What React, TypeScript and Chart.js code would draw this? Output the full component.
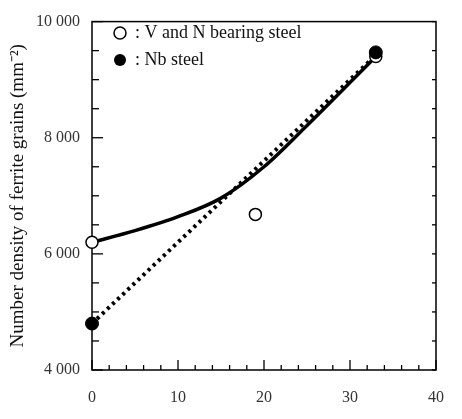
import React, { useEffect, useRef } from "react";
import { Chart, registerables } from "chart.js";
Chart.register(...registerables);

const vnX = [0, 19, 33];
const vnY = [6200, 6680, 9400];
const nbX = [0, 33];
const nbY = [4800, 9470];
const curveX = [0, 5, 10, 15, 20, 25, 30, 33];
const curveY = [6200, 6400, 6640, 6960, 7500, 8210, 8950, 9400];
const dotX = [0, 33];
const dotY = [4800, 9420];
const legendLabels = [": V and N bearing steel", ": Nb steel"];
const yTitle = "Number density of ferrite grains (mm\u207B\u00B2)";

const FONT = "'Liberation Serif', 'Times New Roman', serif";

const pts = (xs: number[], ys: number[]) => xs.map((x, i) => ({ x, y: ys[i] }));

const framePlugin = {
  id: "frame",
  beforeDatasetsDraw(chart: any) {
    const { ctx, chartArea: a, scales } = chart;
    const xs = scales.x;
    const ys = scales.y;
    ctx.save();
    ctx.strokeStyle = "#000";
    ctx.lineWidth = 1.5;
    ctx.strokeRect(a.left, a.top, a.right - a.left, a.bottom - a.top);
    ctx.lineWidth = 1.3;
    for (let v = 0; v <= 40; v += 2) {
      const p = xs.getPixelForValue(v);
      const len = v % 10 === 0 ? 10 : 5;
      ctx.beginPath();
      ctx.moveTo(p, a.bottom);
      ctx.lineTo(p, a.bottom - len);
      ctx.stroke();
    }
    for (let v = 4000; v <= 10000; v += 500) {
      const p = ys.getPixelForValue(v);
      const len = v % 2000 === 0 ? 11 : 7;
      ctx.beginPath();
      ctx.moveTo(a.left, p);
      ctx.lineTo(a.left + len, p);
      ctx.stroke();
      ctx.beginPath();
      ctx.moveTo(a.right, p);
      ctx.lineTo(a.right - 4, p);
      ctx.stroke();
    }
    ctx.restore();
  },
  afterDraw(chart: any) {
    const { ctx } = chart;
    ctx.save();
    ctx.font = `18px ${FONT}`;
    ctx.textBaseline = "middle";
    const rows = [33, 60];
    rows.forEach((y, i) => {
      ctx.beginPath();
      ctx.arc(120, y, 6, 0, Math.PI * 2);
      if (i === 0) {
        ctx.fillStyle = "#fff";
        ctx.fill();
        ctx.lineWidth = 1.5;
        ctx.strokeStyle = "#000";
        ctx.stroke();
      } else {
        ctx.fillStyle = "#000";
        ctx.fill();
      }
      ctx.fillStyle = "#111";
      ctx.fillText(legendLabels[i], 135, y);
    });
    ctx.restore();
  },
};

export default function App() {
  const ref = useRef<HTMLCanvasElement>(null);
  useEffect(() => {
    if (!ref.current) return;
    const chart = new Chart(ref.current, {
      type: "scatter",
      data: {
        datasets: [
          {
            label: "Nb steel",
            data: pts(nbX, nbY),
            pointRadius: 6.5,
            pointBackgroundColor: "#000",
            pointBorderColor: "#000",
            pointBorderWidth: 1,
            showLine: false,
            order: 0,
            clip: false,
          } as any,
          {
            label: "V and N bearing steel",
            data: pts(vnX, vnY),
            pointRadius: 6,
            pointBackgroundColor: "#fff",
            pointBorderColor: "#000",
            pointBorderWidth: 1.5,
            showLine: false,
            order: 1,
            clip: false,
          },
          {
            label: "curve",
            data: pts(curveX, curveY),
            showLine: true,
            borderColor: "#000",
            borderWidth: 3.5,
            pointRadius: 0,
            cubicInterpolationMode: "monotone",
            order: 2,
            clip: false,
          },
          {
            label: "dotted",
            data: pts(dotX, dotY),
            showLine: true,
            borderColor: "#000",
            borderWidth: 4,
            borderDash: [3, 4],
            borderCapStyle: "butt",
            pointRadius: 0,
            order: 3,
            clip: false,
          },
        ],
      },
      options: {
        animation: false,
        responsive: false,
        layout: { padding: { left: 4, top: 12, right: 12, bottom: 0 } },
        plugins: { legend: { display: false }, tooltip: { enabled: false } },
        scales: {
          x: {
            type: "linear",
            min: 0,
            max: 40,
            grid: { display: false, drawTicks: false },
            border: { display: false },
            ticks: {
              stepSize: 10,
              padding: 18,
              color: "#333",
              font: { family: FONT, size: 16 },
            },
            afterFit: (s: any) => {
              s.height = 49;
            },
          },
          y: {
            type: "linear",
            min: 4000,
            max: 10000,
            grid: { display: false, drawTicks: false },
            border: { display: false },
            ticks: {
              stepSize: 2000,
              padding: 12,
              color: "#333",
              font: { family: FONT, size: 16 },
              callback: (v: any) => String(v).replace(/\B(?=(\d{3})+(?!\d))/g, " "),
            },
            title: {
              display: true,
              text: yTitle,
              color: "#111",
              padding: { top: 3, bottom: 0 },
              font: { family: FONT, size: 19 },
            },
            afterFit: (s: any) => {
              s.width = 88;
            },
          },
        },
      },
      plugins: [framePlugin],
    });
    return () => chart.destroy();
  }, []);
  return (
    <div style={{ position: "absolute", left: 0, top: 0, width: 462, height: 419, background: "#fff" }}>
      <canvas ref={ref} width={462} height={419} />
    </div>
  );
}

*-*-*

> Your instructions:
Strip out the pictures and quote the remaining data word for word.

> In response:
What React, TypeScript and Chart.js code would draw this? Output the full component.
import React, { useEffect, useRef } from "react";
import { Chart, registerables } from "chart.js";
Chart.register(...registerables);

const vnX = [0, 19, 33];
const vnY = [6200, 6680, 9400];
const nbX = [0, 33];
const nbY = [4800, 9470];
const curveX = [0, 5, 10, 15, 20, 25, 30, 33];
const curveY = [6200, 6400, 6640, 6960, 7500, 8210, 8950, 9400];
const dotX = [0, 33];
const dotY = [4800, 9420];
const legendLabels = [": V and N bearing steel", ": Nb steel"];
const yTitle = "Number density of ferrite grains (mm\u207B\u00B2)";

const FONT = "'Liberation Serif', 'Times New Roman', serif";

const pts = (xs: number[], ys: number[]) => xs.map((x, i) => ({ x, y: ys[i] }));

const framePlugin = {
  id: "frame",
  beforeDatasetsDraw(chart: any) {
    const { ctx, chartArea: a, scales } = chart;
    const xs = scales.x;
    const ys = scales.y;
    ctx.save();
    ctx.strokeStyle = "#000";
    ctx.lineWidth = 1.5;
    ctx.strokeRect(a.left, a.top, a.right - a.left, a.bottom - a.top);
    ctx.lineWidth = 1.3;
    for (let v = 0; v <= 40; v += 2) {
      const p = xs.getPixelForValue(v);
      const len = v % 10 === 0 ? 10 : 5;
      ctx.beginPath();
      ctx.moveTo(p, a.bottom);
      ctx.lineTo(p, a.bottom - len);
      ctx.stroke();
    }
    for (let v = 4000; v <= 10000; v += 500) {
      const p = ys.getPixelForValue(v);
      const len = v % 2000 === 0 ? 11 : 7;
      ctx.beginPath();
      ctx.moveTo(a.left, p);
      ctx.lineTo(a.left + len, p);
      ctx.stroke();
      ctx.beginPath();
      ctx.moveTo(a.right, p);
      ctx.lineTo(a.right - 4, p);
      ctx.stroke();
    }
    ctx.restore();
  },
  afterDraw(chart: any) {
    const { ctx } = chart;
    ctx.save();
    ctx.font = `18px ${FONT}`;
    ctx.textBaseline = "middle";
    const rows = [33, 60];
    rows.forEach((y, i) => {
      ctx.beginPath();
      ctx.arc(120, y, 6, 0, Math.PI * 2);
      if (i === 0) {
        ctx.fillStyle = "#fff";
        ctx.fill();
        ctx.lineWidth = 1.5;
        ctx.strokeStyle = "#000";
        ctx.stroke();
      } else {
        ctx.fillStyle = "#000";
        ctx.fill();
      }
      ctx.fillStyle = "#111";
      ctx.fillText(legendLabels[i], 135, y);
    });
    ctx.restore();
  },
};

export default function App() {
  const ref = useRef<HTMLCanvasElement>(null);
  useEffect(() => {
    if (!ref.current) return;
    const chart = new Chart(ref.current, {
      type: "scatter",
      data: {
        datasets: [
          {
            label: "Nb steel",
            data: pts(nbX, nbY),
            pointRadius: 6.5,
            pointBackgroundColor: "#000",
            pointBorderColor: "#000",
            pointBorderWidth: 1,
            showLine: false,
            order: 0,
            clip: false,
          } as any,
          {
            label: "V and N bearing steel",
            data: pts(vnX, vnY),
            pointRadius: 6,
            pointBackgroundColor: "#fff",
            pointBorderColor: "#000",
            pointBorderWidth: 1.5,
            showLine: false,
            order: 1,
            clip: false,
          },
          {
            label: "curve",
            data: pts(curveX, curveY),
            showLine: true,
            borderColor: "#000",
            borderWidth: 3.5,
            pointRadius: 0,
            cubicInterpolationMode: "monotone",
            order: 2,
            clip: false,
          },
          {
            label: "dotted",
            data: pts(dotX, dotY),
            showLine: true,
            borderColor: "#000",
            borderWidth: 4,
            borderDash: [3, 4],
            borderCapStyle: "butt",
            pointRadius: 0,
            order: 3,
            clip: false,
          },
        ],
      },
      options: {
        animation: false,
        responsive: false,
        layout: { padding: { left: 4, top: 12, right: 12, bottom: 0 } },
        plugins: { legend: { display: false }, tooltip: { enabled: false } },
        scales: {
          x: {
            type: "linear",
            min: 0,
            max: 40,
            grid: { display: false, drawTicks: false },
            border: { display: false },
            ticks: {
              stepSize: 10,
              padding: 18,
              color: "#333",
              font: { family: FONT, size: 16 },
            },
            afterFit: (s: any) => {
              s.height = 49;
            },
          },
          y: {
            type: "linear",
            min: 4000,
            max: 10000,
            grid: { display: false, drawTicks: false },
            border: { display: false },
            ticks: {
              stepSize: 2000,
              padding: 12,
              color: "#333",
              font: { family: FONT, size: 16 },
              callback: (v: any) => String(v).replace(/\B(?=(\d{3})+(?!\d))/g, " "),
            },
            title: {
              display: true,
              text: yTitle,
              color: "#111",
              padding: { top: 3, bottom: 0 },
              font: { family: FONT, size: 19 },
            },
            afterFit: (s: any) => {
              s.width = 88;
            },
          },
        },
      },
      plugins: [framePlugin],
    });
    return () => chart.destroy();
  }, []);
  return (
    <div style={{ position: "absolute", left: 0, top: 0, width: 462, height: 419, background: "#fff" }}>
      <canvas ref={ref} width={462} height={419} />
    </div>
  );
}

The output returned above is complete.